- **SET TASK**
Begin with the first line and repeat exactly through the line containing "(jr |- more.north);"; leave every image out.

- **DATA**

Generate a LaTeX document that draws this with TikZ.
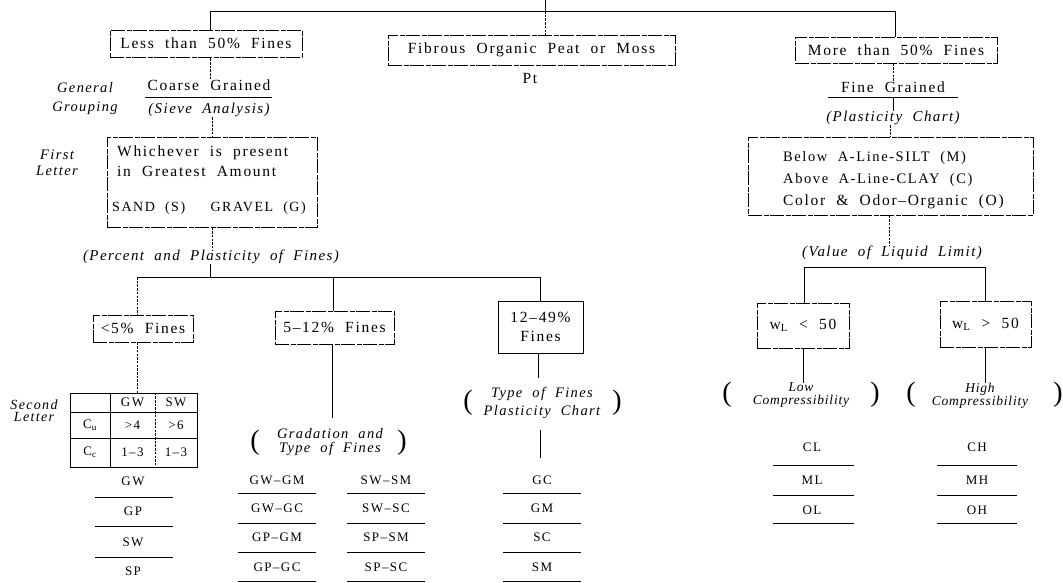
\documentclass[tikz,border=0pt]{standalone}
\usepackage{fontspec}
\setmainfont{Liberation Serif}[LetterSpace=11,WordSpace=2]
\newcommand{\itf}[2]{\fontsize{#1}{#2}\selectfont\itshape\addfontfeatures{LetterSpace=9.5}}
\begin{document}
\begin{tikzpicture}[x=1pt,y=-1pt,
  lbl/.style={inner sep=0pt, font=\fontsize{15.5}{17}\selectfont},
  nlbl/.style={inner sep=0pt, font=\fontsize{14.5}{17}\selectfont},
  snd/.style={inner sep=0pt, font=\fontsize{14}{16}\selectfont},
  sml/.style={inner sep=0pt, font=\fontsize{13}{14}\selectfont},
  itl/.style={inner sep=0pt, align=center, font=\itf{15}{16}},
  box/.style={draw, line width=0.8pt, inner sep=0pt, font=\fontsize{15.5}{17}\selectfont, dash pattern=on 14pt off 1.5pt on 5pt off 1.5pt},
  sbox/.style={draw, line width=0.8pt, inner sep=0pt, font=\fontsize{15.5}{17}\selectfont},
  con/.style={line width=0.8pt},
  dcon/.style={line width=0.7pt, dash pattern=on 2.5pt off 1.2pt},
  rule/.style={line width=0.8pt},
  paren/.style={inner sep=0pt, font=\fontsize{28}{28}\selectfont}
]
\useasboundingbox (0,0) rectangle (1063,582);

% ---------- top level ----------
\coordinate (top) at (545,0);
\coordinate (jm) at (545,11);
\coordinate (jl) at (210,11);
\coordinate (jr) at (895,11);
\node[box, minimum width=192pt, minimum height=27pt] (less) at (206,43.5) {Less than 50\% Fines};
\node[box, minimum width=287pt, minimum height=30pt] (peat) at (531.5,50) {Fibrous Organic Peat or Moss};
\node[box, minimum width=202pt, minimum height=26pt] (more) at (896,50) {More than 50\% Fines};
\node[lbl] (pt) at (530,78) {Pt};
\draw[con] (top) -- (jm);
\draw[con] (jl) -- (jr);
\draw[con] (jl) -- (jl |- less.north);
\draw[dcon] (jm) -- (jm |- peat.north);
\draw[con] (jr) -- (jr |- more.north);

% ---------- coarse grained ----------
\node[itl, font=\itf{14.5}{19}] (gg) at (85,99) {General\\Grouping};
\node[lbl] (coarse) at (209,85) {Coarse Grained};
\coordinate (ul1a) at (145,97);
\coordinate (ul1b) at (272,97);
\draw[rule] (ul1a) -- (ul1b);
\node[itl] (sieve) at (209,110) {(Sieve Analysis)};
\draw[dcon] (coarse.north -| jl) -- (less.south -| jl);

\node[itl, font=\itf{14.5}{16}] (fl) at (57,163) {First\\Letter};
\node[box, minimum width=210pt, minimum height=90pt] (which) at (212,182) {};
\node[lbl, anchor=west] (w1) at (117,153) {Whichever is present};
\node[lbl, anchor=west] (w2) at (117,171) {in Greatest Amount};
\node[snd, anchor=west] (sand) at (112,208) {SAND (S)};
\node[snd, anchor=east] (gravel) at (306,208) {GRAVEL (G)};
\draw[dcon] (which.north |- sieve.south) -- (which.north);

\node[itl] (pct) at (211,257) {(Percent and Plasticity of Fines)};
\draw[dcon] (which.south) -- (which.south |- pct.north);
\coordinate (jp) at (210,277);
\coordinate (jp1) at (137,277);
\coordinate (jp2) at (333,277);
\coordinate (jp3) at (540,277);
\draw[con] (jp |- pct.south) -- (jp);
\draw[con] (jp1) -- (jp3);

\node[box, minimum width=100pt, minimum height=27pt] (lt5) at (143,328.5) {<5\% Fines};
\node[box, minimum width=119pt, minimum height=33pt] (f512) at (334.5,327.5) {5\textendash12\% Fines};
\node[sbox, minimum width=85pt, minimum height=52pt, align=center, font=\fontsize{15.5}{19}\selectfont] (f1249) at (540.5,327) {12\textendash49\%\\Fines};
\draw[dcon] (jp1) -- (jp1 |- lt5.north);
\draw[con] (jp2) -- (jp2 |- f512.north);
\draw[con] (jp3) -- (jp3 |- f1249.north);

% ---------- second letter table ----------
\node[itl, font=\itf{14}{12}] (sl) at (34,411) {Second\\Letter};
\node[sbox, minimum width=127pt, minimum height=74pt] (tbl) at (133.5,430) {};
\draw[con] (tbl.west |- 0,412) -- (tbl.east |- 0,412);
\draw[con] (tbl.west |- 0,438) -- (tbl.east |- 0,438);
\draw[con] (tbl.north -| 110,0) -- (tbl.south -| 110,0);
\draw[dcon] (tbl.north -| 155,0) -- (tbl.south -| 155,0);
\node[sml] (hgw) at (132.5,402.5) {GW};
\node[sml] (hsw) at (176,402.5) {SW};
\node[sml] (cu) at (90,425) {C\textsubscript{u}};
\node[sml] (cu1) at (132.5,425) {>4};
\node[sml] (cu2) at (176,425) {>6};
\node[sml] (cc) at (90,452.5) {C\textsubscript{c}};
\node[sml] (cc1) at (132.5,452.5) {1\textendash3};
\node[sml] (cc2) at (176,452.5) {1\textendash3};
\draw[dcon] (lt5.south -| jp1) -- (tbl.north -| jp1);

\node[sml] (gw) at (133,481) {GW};
\draw[rule] (95,497) -- (173,497);
\node[sml] (gp) at (133,511) {GP};
\draw[rule] (95,526) -- (173,526);
\node[sml] (sw) at (133,542) {SW};
\draw[rule] (95,557) -- (173,557);
\node[sml] (sp) at (133,571) {SP};

% ---------- 5-12% ----------
\coordinate (g1) at (332,418);
\draw[con] (f512.south -| g1) -- (g1);
\node[itl, font=\itf{14.5}{14}] (grad) at (330,442) {Gradation and\\Type of Fines};
\node[paren] (gpa) at (255,443) {(};
\node[paren] (gpb) at (402,443) {)};
\foreach \t/\y in {GW\textendash GM/480, GW\textendash GC/508, GP\textendash GM/537, GP\textendash GC/567}
  \node[sml] at (277,\y) {\t};
\foreach \t/\y in {SW\textendash SM/480, SW\textendash SC/508, SP\textendash SM/537, SP\textendash SC/567}
  \node[sml] at (386,\y) {\t};
\foreach \y in {493,523,552,581} {
  \draw[rule] (238,\y) -- (316,\y);
  \draw[rule] (347,\y) -- (425,\y);
}

% ---------- 12-49% ----------
\coordinate (t1) at (538,378);
\draw[con] (f1249.south -| t1) -- (t1);
\node[itl, font=\itf{14.5}{18}] (tof) at (542,403) {Type of Fines\\Plasticity Chart};
\node[paren] (tpa) at (468,403) {(};
\node[paren] (tpb) at (617,403) {)};
\coordinate (t2a) at (540,430);
\coordinate (t2b) at (540,458);
\draw[con] (t2a) -- (t2b);
\node[sml] (gc) at (542,480) {GC};
\node[sml] (gm) at (542,508) {GM};
\node[sml] (sc) at (542,537) {SC};
\node[sml] (sm) at (542,567) {SM};
\foreach \y in {493,523,552,581}
  \draw[rule] (503,\y) -- (581,\y);

% ---------- fine grained ----------
\node[lbl] (fine) at (893,87) {Fine Grained};
\draw[dcon] (fine.north |- more.south) -- (fine.north);
\coordinate (ul2a) at (828,97);
\coordinate (ul2b) at (958,97);
\draw[rule] (ul2a) -- (ul2b);
\node[itl] (plast) at (893,118) {(Plasticity Chart)};
\draw[con] (893,97) -- (plast.north);
\node[box, minimum width=285pt, minimum height=78pt] (below) at (890.5,176) {};
\node[nlbl, anchor=west] (b1) at (783,158) {Below A-Line-SILT (M)};
\node[nlbl, anchor=west] (b2) at (783,180) {Above A-Line-CLAY (C)};
\node[lbl, anchor=west] (b3) at (783,202) {Color \& Odor\textendash Organic (O)};
\draw[dcon] (plast.south -| below.north) -- (below.north);

\node[itl] (vll) at (892,253) {(Value of Liquid Limit)};
\draw[dcon] (below.south -| 889,0) -- (vll.north -| 889,0);
\coordinate (jv1) at (804,267);
\coordinate (jv2) at (985,267);
\draw[con] (jv1) -- (jv2);
\node[box, minimum width=92pt, minimum height=45pt] (wl1) at (803,325.5) {w\textsubscript{L} < 50};
\node[box, minimum width=91pt, minimum height=46pt] (wl2) at (985.5,324) {w\textsubscript{L} > 50};
\draw[con] (jv1) -- (jv1 |- wl1.north);
\draw[con] (jv2) -- (jv2 |- wl2.north);
\coordinate (l1) at (803,383);
\coordinate (h1) at (985,383);
\draw[con] (wl1.south -| l1) -- (l1);
\draw[con] (wl2.south -| h1) -- (h1);

\node[itl, font=\fontsize{13.5}{13}\selectfont\itshape\addfontfeatures{LetterSpace=6}] (low) at (801,395.5) {Low\\Compressibility};
\node[paren] (lpa) at (727,395) {(};
\node[paren] (lpb) at (875,395) {)};
\node[itl, font=\fontsize{13.5}{13}\selectfont\itshape\addfontfeatures{LetterSpace=6}] (high) at (980,395.5) {High\\Compressibility};
\node[paren] (hpa) at (911,395) {(};
\node[paren] (hpb) at (1058,395) {)};

\node[sml] (cl) at (812,447) {CL};
\node[sml] (ml) at (812,480) {ML};
\node[sml] (ol) at (812,510) {OL};
\node[sml] (ch) at (977,447) {CH};
\node[sml] (mh) at (977,480) {MH};
\node[sml] (oh) at (977,510) {OH};
\foreach \y in {465,495,523} {
  \draw[rule] (773,\y) -- (854,\y);
  \draw[rule] (937,\y) -- (1017,\y);
}
\end{tikzpicture}
\end{document}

- **ANSWER TO THIS PROBLEM**
Generate a LaTeX document that draws this with TikZ.
\documentclass[tikz,border=0pt]{standalone}
\usepackage{fontspec}
\setmainfont{Liberation Serif}[LetterSpace=11,WordSpace=2]
\newcommand{\itf}[2]{\fontsize{#1}{#2}\selectfont\itshape\addfontfeatures{LetterSpace=9.5}}
\begin{document}
\begin{tikzpicture}[x=1pt,y=-1pt,
  lbl/.style={inner sep=0pt, font=\fontsize{15.5}{17}\selectfont},
  nlbl/.style={inner sep=0pt, font=\fontsize{14.5}{17}\selectfont},
  snd/.style={inner sep=0pt, font=\fontsize{14}{16}\selectfont},
  sml/.style={inner sep=0pt, font=\fontsize{13}{14}\selectfont},
  itl/.style={inner sep=0pt, align=center, font=\itf{15}{16}},
  box/.style={draw, line width=0.8pt, inner sep=0pt, font=\fontsize{15.5}{17}\selectfont, dash pattern=on 14pt off 1.5pt on 5pt off 1.5pt},
  sbox/.style={draw, line width=0.8pt, inner sep=0pt, font=\fontsize{15.5}{17}\selectfont},
  con/.style={line width=0.8pt},
  dcon/.style={line width=0.7pt, dash pattern=on 2.5pt off 1.2pt},
  rule/.style={line width=0.8pt},
  paren/.style={inner sep=0pt, font=\fontsize{28}{28}\selectfont}
]
\useasboundingbox (0,0) rectangle (1063,582);

% ---------- top level ----------
\coordinate (top) at (545,0);
\coordinate (jm) at (545,11);
\coordinate (jl) at (210,11);
\coordinate (jr) at (895,11);
\node[box, minimum width=192pt, minimum height=27pt] (less) at (206,43.5) {Less than 50\% Fines};
\node[box, minimum width=287pt, minimum height=30pt] (peat) at (531.5,50) {Fibrous Organic Peat or Moss};
\node[box, minimum width=202pt, minimum height=26pt] (more) at (896,50) {More than 50\% Fines};
\node[lbl] (pt) at (530,78) {Pt};
\draw[con] (top) -- (jm);
\draw[con] (jl) -- (jr);
\draw[con] (jl) -- (jl |- less.north);
\draw[dcon] (jm) -- (jm |- peat.north);
\draw[con] (jr) -- (jr |- more.north);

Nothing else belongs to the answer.